The Best Little Known Spanish Wines You Have To Try

Tara Jessop

When most people think of Spanish wine the first thing that comes to mind is likely to be a full bodied Rioja, or a Ribera del Duero. However, Spain is home to some 79 DOP (protected status) wines – in addition to various less official ones – many of which are well known to wine experts. Here are some little known gems you must try.


Just a few years ago this full-bodied red was hardly known outside Spain, but in recent years it has drawn growing attention on the international stage. Unlike other famous Spanish reds such as Rioja or Ribera del Duero, Priorat is a typically unoaked red wine, while nonetheless packing a fullness of flavor and tannin level which makes it perfectly suited to hearty food. Today the region is one of just two to carry the DOC appellation, a special certification which awards the quality and consistency of a particular wine. The other region to hold this status is La Rioja.


If the spelling of this wine seems a little unusual it’s because you’re looking at a Basque name. Txacoli is a type of light white wine native to the Basque Country which is usually served as an aperitif alongside pintxos – the Basque equivalent to tapas – and typically has a relatively low alcohol content. It is usually quite acidic and can at times feel like it has a slight fizz to it, which occurs naturally in the bottle. The wine is traditionally poured from a height through a special pourer – an expert hand pouring a glass of txacoli is an event in itself.

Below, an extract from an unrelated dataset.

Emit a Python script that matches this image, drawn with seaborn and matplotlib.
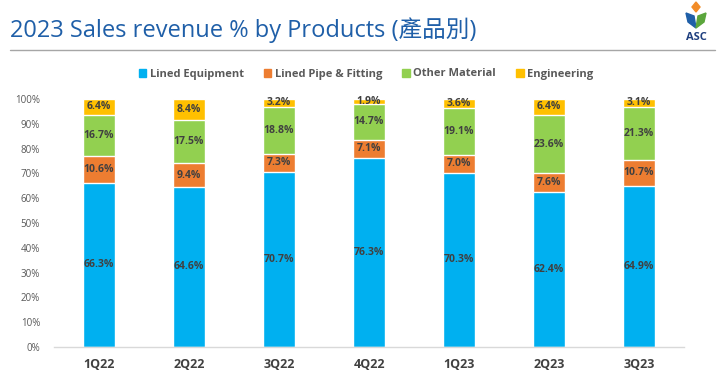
import numpy as np
import pandas as pd
import matplotlib
matplotlib.use("Agg")
import matplotlib.pyplot as plt
from matplotlib.patches import Polygon, Patch
import seaborn as sns

# data
quarters = ['1Q22', '2Q22', '3Q22', '4Q22', '1Q23', '2Q23', '3Q23']
lined_equipment = [66.3, 64.6, 70.7, 76.3, 70.3, 62.4, 64.9]
lined_pipe = [10.6, 9.4, 7.3, 7.1, 7.0, 7.6, 10.7]
other_material = [16.7, 17.5, 18.8, 14.7, 19.1, 23.6, 21.3]
engineering = [6.4, 8.4, 3.2, 1.9, 3.6, 6.4, 3.1]

series_names = ['Lined Equipment', 'Lined Pipe & Fitting', 'Other Material', 'Engineering']
colors = ['#00B0F0', '#ED7D31', '#92D050', '#FFC000']

sns.set_style("white")
plt.rcParams['font.family'] = ['Open Sans', 'Noto Sans CJK TC', 'DejaVu Sans']

df = pd.DataFrame({'Quarter': quarters,
                   'LE': lined_equipment, 'LP': lined_pipe,
                   'OM': other_material, 'EN': engineering})
parts = ['LE', 'LP', 'OM', 'EN']
cum = df[parts].cumsum(axis=1) / 100.0

fig = plt.figure(figsize=(7.2, 3.76), dpi=100)
ax = fig.add_axes([54/720, 29/376, 630/720, 248/376])

# stacked bars: draw the tallest cumulative first, then cover with lower ones
for k in range(len(parts) - 1, -1, -1):
    sns.barplot(x=df['Quarter'], y=cum[parts[k]], color=colors[k], width=0.36,
                saturation=1, ax=ax, legend=False)

# labels centred in each segment
for i in range(len(quarters)):
    bottom = 0
    for k, p in enumerate(parts):
        v = df[p][i] / 100.0
        ax.text(i, bottom + v / 2, f"{df[p][i]:.1f}%", ha='center', va='center',
                fontsize=7.5, fontweight='bold', color='#404040')
        bottom += v

ax.set_xlim(-0.5, 6.5)
ax.set_ylim(0, 1.0)
ax.set_yticks(np.arange(0, 1.01, 0.1))
ax.set_yticklabels([f"{int(t)}%" for t in np.arange(0, 101, 10)])
ax.tick_params(axis='y', labelsize=7, labelcolor='#595959', length=0, pad=10)
ax.tick_params(axis='x', labelsize=9, labelcolor='#404040', length=0, pad=8)
for lab in ax.get_xticklabels():
    lab.set_fontweight('bold')
ax.set_xlabel('')
ax.set_ylabel('')
for s in ['top', 'right', 'left']:
    ax.spines[s].set_visible(False)
ax.spines['bottom'].set_color('#D9D9D9')
ax.spines['bottom'].set_linewidth(1)

# legend in series order
handles = [Patch(color=c) for c in colors]
leg = fig.legend(handles, series_names, loc='center',
                 bbox_to_anchor=(366/720, 1 - 74/376), ncol=4, frameon=False,
                 handlelength=0.7, handleheight=0.7, handletextpad=0.3,
                 columnspacing=1.8, prop={'size': 8, 'weight': 'bold'})
for t in leg.get_texts():
    t.set_color('#595959')

# title and separator
fig.text(10/720, 1 - 30/376, '2023 Sales revenue % by Products (產品別)',
         fontsize=17, color='#1F5FA8', va='center', ha='left')
fig.add_artist(plt.Line2D([10/720, 715/720], [1 - 50/376, 1 - 50/376],
                          color='#A6A6A6', linewidth=1))

# small logo
def px(x, y):
    return (x / 720, 1 - y / 376)
fig.patches.append(Polygon([px(696, 2), px(700, 7), px(696, 12), px(692, 7)],
                           closed=True, color='#F28C28', transform=fig.transFigure))
fig.patches.append(Polygon([px(686, 13), px(694, 16), px(696, 28), px(688, 22)],
                           closed=True, color='#1F5FA8', transform=fig.transFigure))
fig.patches.append(Polygon([px(706, 13), px(698, 16), px(696, 28), px(704, 22)],
                           closed=True, color='#5BA63C', transform=fig.transFigure))
fig.text(696/720, 1 - 38/376, 'ASC', fontsize=8, fontweight='bold', color='#1F3F7F',
         ha='center', va='center')

fig.savefig('out.png', dpi=100)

This historic wine producing region is widely believed to be the birthplace of the popular red grape variety known as Carignan, which today is widely cultivated across Italy, France, Algeria and California. Despite the obvious similarity between the names, in Cariñena the Carignan grape is best known as Mazuelo and today is only the second most cultivated variety in the area, behind Red Grenache. Cariñena is one of the oldest protected wine regions in Europe, having been awarded its privileged status in 1932, and is famous for the rich minerality of its reds owing to the presence of slate, granite and chalk in the terroir.

Rías Baixas

Although this name might not sound familiar, you may well have heard of the grape variety most typically used in the Rías Baixas, the white grape known as Albariño – representing some 90 percent of the overall production in the area. White wine made from the grape tends to be aromatic and full bodied, with hints of white fruit; in fact the variety is believed to be a close cousin to a Riesling and the name itself is rumoured to mean ‘White of the Rhine’ or ‘Alba -Riño’. The Rías Baixas is located in the north-western province of Galicia which has the same cool climate and mineral-rich soil as some of the most famous white wine producing areas in the world.


When it comes to wine some names will always be tied to a particular color of wine, Bierzo is one of those regions where red and white are equally common and equally popular. The area is renowned for its special micro-climate, which means that it has both cool, humid conditions similar to those found in neighboring Galicia, as well as hot, dry spells, which means the harvest usually occurs one month earlier than in neighboring Castille. Using mostly native grape varieties such as the red grape Mencia or the white Doña Blanca, the Bierzo is considered a rising star of the Spanish viticultural scene.


The Rueda is another example of a region where the wines are perhaps best known by the name of the grape variety itself, in this case Verdejo. A Rueda wine must have at least 50 percent of Verdejo content, often mixed with another similar variety, the popular Sauvignon Blanc. This blending of white varietals produces aromatic, full-bodied white wines which are easy-to-drink and perfect for enjoying as an aperitif before the meal. The punchy aroma is comparable in some instances to New-Zealand Sauvignon Blanc. Rueda wines therefore can be frequently found on wine lists of trendy wine-bars across the country.